Medical school grads take next big step
Smiles, tears of joy and even a couple of screams accompanied Mayo Medical School's Match Day luncheon on Thursday, when 34 graduates found out where they will be fulfilling their residencies.
Having applied and interviewed with several different residency programs nationwide, each medical student had ranked his or her choices and hoped for the best. For the more competitive specialties, some students interviewed with as many as 25 to 30 programs, said Patricia Barrier, Mayo Medical School's associate dean for student affairs.
The National Resident Matching Program in Washington D.C., coordinates applicants' preferences with program directors' preferences. There are about 25,000 residency positions with approximately 36,000 applicants competing for them.

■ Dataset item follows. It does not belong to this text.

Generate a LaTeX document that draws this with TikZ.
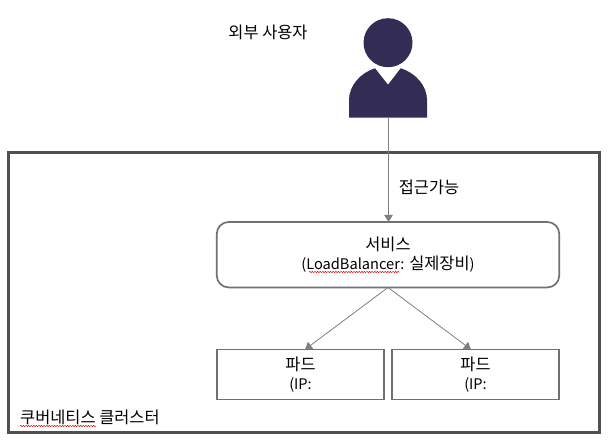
\documentclass[tikz,border=0pt]{standalone}
\usepackage{fontspec}
\setmainfont{Noto Sans CJK KR}
\newfontfamily\latinpart[Scale=0.89]{Noto Sans CJK KR}
\usetikzlibrary{calc,arrows.meta,decorations.pathmorphing}

\definecolor{userColor}{HTML}{332C54}
\definecolor{clusterColor}{HTML}{505050}
\definecolor{boxColor}{HTML}{717171}
\definecolor{linkColor}{HTML}{7F7F7F}

\tikzset{
  textsize/.style={font=\fontsize{16.4}{19.5}\selectfont},
  box/.style={textsize,draw=boxColor,line width=1.7pt,align=center,inner sep=0pt,outer sep=0pt},
  link/.style={draw=linkColor,line width=1pt,-{Triangle[width=8.5pt,length=7pt]}},
  squiggle/.style={draw=red!85!black,line width=0.5pt,decorate,decoration={snake,segment length=2.6pt,amplitude=0.6pt}},
  label/.style={textsize,inner sep=0pt,align=center}
}

\begin{document}
\begin{tikzpicture}[x=1pt,y=-1pt]
  \useasboundingbox (0,0) rectangle (609,447);

  %% Cluster frame
  \node[draw=clusterColor,line width=3pt,minimum width=590.5pt,minimum height=280pt,inner sep=0pt] (CLUSTER) at (303.75,292.3) {};
  \node[label,anchor=west] (CLUSTERLABEL) at (20,417.5) {쿠버네티스 클러스터};

  %% User figure
  \fill[userColor] (388,42.7) circle (24.5);
  \fill[userColor] (349,117.7) -- (349,100) .. controls (349,86) and (360,73) .. (375,68.3)
    -- (388,84.7) -- (400.7,68.3) .. controls (416,73) and (427,86) .. (427,100) -- (427,117.7) -- cycle;
  \coordinate (USERFOOT) at (388.5,117.7);
  \node[label] (USERLABEL) at (268,32.5) {외부 사용자};

  %% Service and pods
  \node[box,rounded corners=12pt,minimum width=342.5pt,minimum height=65.5pt] (SERVICE) at (388,254.7) {서비스\\{\latinpart(LoadBalancer:} 실제장비{\latinpart)}};
  \node[box,minimum width=167pt,minimum height=50pt] (PODL) at (300.5,374.5) {파드\\{\latinpart(IP:}};
  \node[box,minimum width=167.5pt,minimum height=50pt] (PODR) at (475.5,374.5) {파드\\{\latinpart(IP:}};

  %% Connectors
  \draw[link] (USERFOOT) -- (USERFOOT|-SERVICE.north);
  \node[label] (ACCESS) at (429,187.5) {접근가능};
  \draw[link,line width=0.8pt] (SERVICE.south) -- ($(PODL.north)+(4.5,0)$);
  \draw[link,line width=0.8pt] (SERVICE.south) -- ($(PODR.north)+(-4.5,0)$);

  %% Spell check marks
  \coordinate (SQA) at (20,426);
  \coordinate (SQB) at (96,426);
  \coordinate (SQC) at (309,272);
  \coordinate (SQD) at (399.5,272);
  \draw[squiggle] (SQA) -- (SQB);
  \draw[squiggle] (SQC) -- (SQD);
\end{tikzpicture}
\end{document}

"It's kind of a unique feeling, because in the past, whenever I've felt a bit nervous for things, there was always some kind of performance to do — either an exam or presentation," said Rod Rahini, a graduate of Mayo Medical School. "And today, there's no performance. You just have to show up and receive your envelope."
Adetolu Odufuye was hoping to get a residency with one of two programs in the Twin Cities.

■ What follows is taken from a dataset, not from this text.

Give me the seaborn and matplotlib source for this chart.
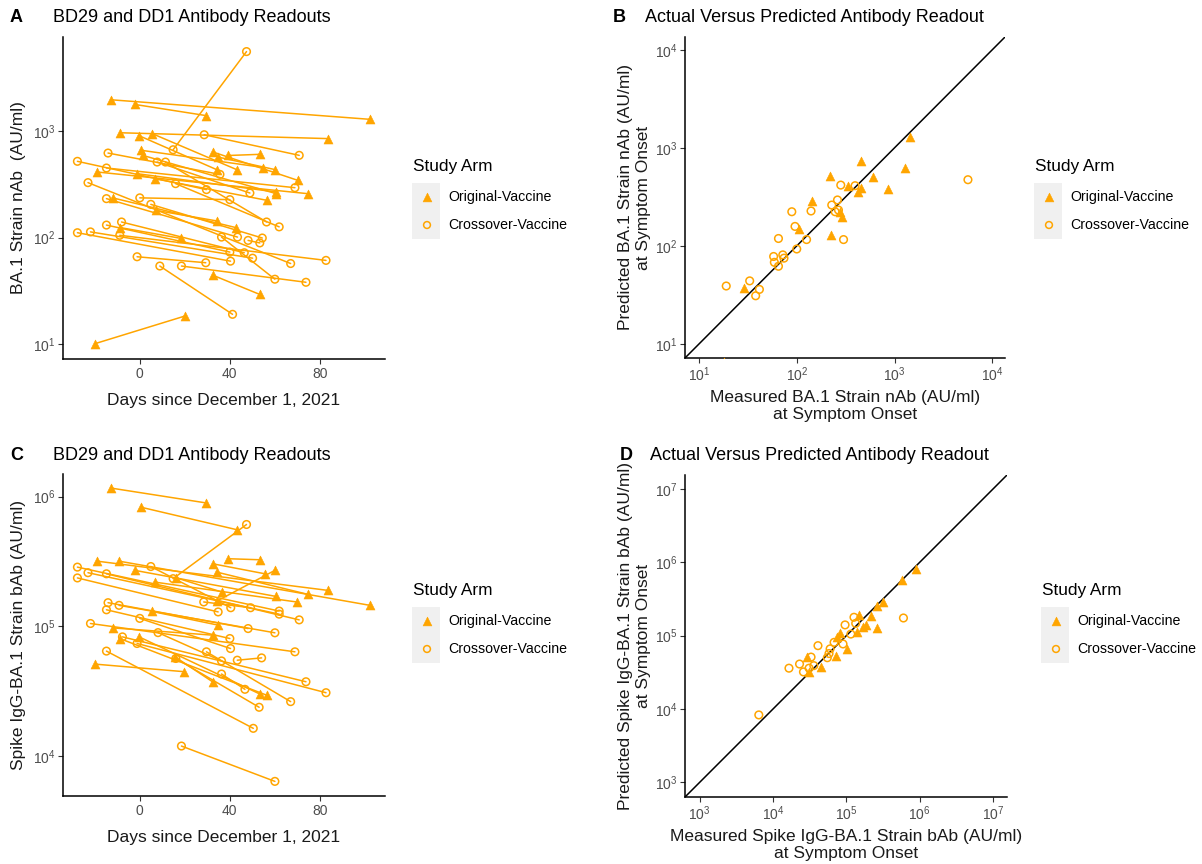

Odufuye was born in Atlanta and her family moved to Lagos, Nigeria, when she was just 2 months old. A tragedy early in her life made her want to be a doctor. When she was 8, her family's home caught fire. Her eldest brother was badly burned, but in Nigeria, people must pay in advance for medical treatment, she said.
"We lost him because my parents could not afford medical care. So, when they took him to the hospital, they didn't do anything for him... He died as a result of his burns," she said.

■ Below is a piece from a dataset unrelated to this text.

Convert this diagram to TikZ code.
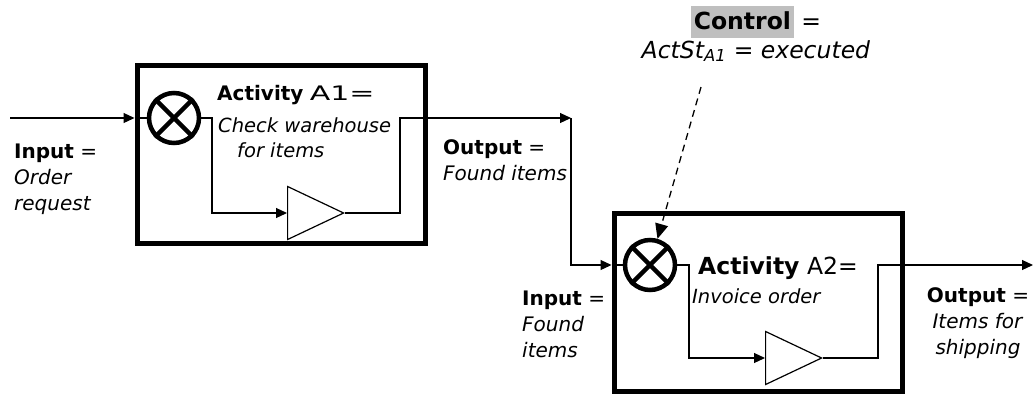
\documentclass[tikz,border=0pt]{standalone}
\usepackage{graphicx}
\usepackage{fontspec}
\setmainfont{DejaVu Sans}
\usepackage{tikz}
\usetikzlibrary{arrows.meta}
\usetikzlibrary{shapes.geometric}

\begin{document}
\begin{tikzpicture}[x=1pt, y=-1pt,
    actbox/.style={rectangle, draw=black, line width=5pt, minimum width=288pt, minimum height=178pt, inner sep=0pt},
    joint/.style={circle, draw=black, line width=4.5pt, minimum size=50pt, inner sep=0pt},
    amp/.style={isosceles triangle, isosceles triangle stretches, draw=black, line width=1.2pt, minimum width=53pt, minimum height=56pt, inner sep=0pt, anchor=west},
    wire/.style={line width=1.2pt},
    flow/.style={wire, -{Triangle[length=11pt, width=10pt]}},
    lbl/.style={inner sep=0pt, anchor=base west, align=left, font=\fontsize{20}{26}\selectfont},
    tasklbl/.style={lbl, font=\fontsize{19.5}{25}\selectfont},
    biglbl/.style={inner sep=0pt, font=\fontsize{23.5}{29}\selectfont}]

  % Page size
  \useasboundingbox (0,0) rectangle (1034,394);

  % Activity boxes
  \node[actbox] (box1) at (281,154) {};
  \node[actbox] (box2) at (758,302) {};

  % Joints with a cross inside
  \node[joint] (c1) at (174,118) {};
  \node[joint] (c2) at (650,265) {};
  \foreach \c in {c1,c2} {
    \draw[line width=4.5pt] (\c.45) -- (\c.225);
    \draw[line width=4.5pt] (\c.135) -- (\c.315);
  }

  % Amplifiers
  \node[amp] (t1) at (287,213) {};
  \node[amp] (t2) at (765,358) {};

  % Bends and free ends of the connectors
  \coordinate (in1) at (10,118);
  \coordinate (d1) at (212,118);
  \coordinate (j1) at (400,118);
  \coordinate (o1) at (571,118);
  \coordinate (d2) at (689,265);
  \coordinate (j2) at (878,265);
  \coordinate (o2) at (1033,265);
  \coordinate (ctl) at (701,87);

  % Flow through activity A1
  \draw[flow] (in1) -- (box1.west |- c1);
  \draw[wire] (box1.west |- c1) -- (c1);
  \draw[flow] (c1) -- (d1) |- (t1.west);
  \draw[flow] (t1.apex) -| (j1) -- (o1);

  % Flow through activity A2
  \draw[flow] (o1) |- (box2.west |- c2);
  \draw[wire] (box2.west |- c2) -- (c2);
  \draw[flow] (c2) -- (d2) |- (t2.west);
  \draw[flow] (t2.apex) -| (j2) -- (o2);

  % Control
  \draw[line width=1.3pt, dash pattern=on 7pt off 5pt, -{Triangle[length=15pt, width=13pt]}] (ctl) -- (c2);

  % Labels (base = baseline of the last line)
  \node[lbl] (act1) at (217,100) {\textbf{Activity} \scalebox{1.5}[1]{A1=}};
  \node[tasklbl] (task1) at (218,157) {\textit{Check warehouse}\\\hspace*{19pt}\textit{for items}};
  \node[lbl] (in1lbl) at (14,210) {\textbf{Input} =\\\textit{Order}\\\textit{request}};
  \node[lbl] (out1lbl) at (443,180) {\textbf{Output} =\\\textit{Found items}};
  \node[biglbl, anchor=base, align=center] (ctllbl) at (756,58)
    {\setlength{\fboxsep}{3pt}\colorbox{gray!50}{\rule[-6pt]{0pt}{26pt}\textbf{Control}} =\\\textit{ActSt\textsubscript{A1} = executed}};
  \node[biglbl, anchor=base west] (act2) at (698,274) {\textbf{Activity} A2=};
  \node[tasklbl] (task2) at (692,303) {\textit{Invoice order}};
  \node[lbl] (in2lbl) at (522,357) {\textbf{Input} =\\\textit{Found}\\\textit{items}};
  \node[lbl, anchor=base, align=center] (out2lbl) at (978,354) {\textbf{Output} =\\\textit{Items for}\\\textit{shipping}};

\end{tikzpicture}
\end{document}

On Thursday, Odufuye got her desired emergency medicine residency at Regions Hospital in St. Paul.
Rahini received his No. 1 choice for internal medicine and was smiling from ear to ear as he hugged and shook hands with fellow graduates.
"I feel very lucky I got my No. 1 choice, which was Johns Hopkins," he said. "I just got off the phone with the program director, and I just feel very lucky and fortunate."
Of the 34 graduates receiving matches, nine will do residencies at the Mayo Graduate School of Education and four will be at medical centers in the Twin Cities.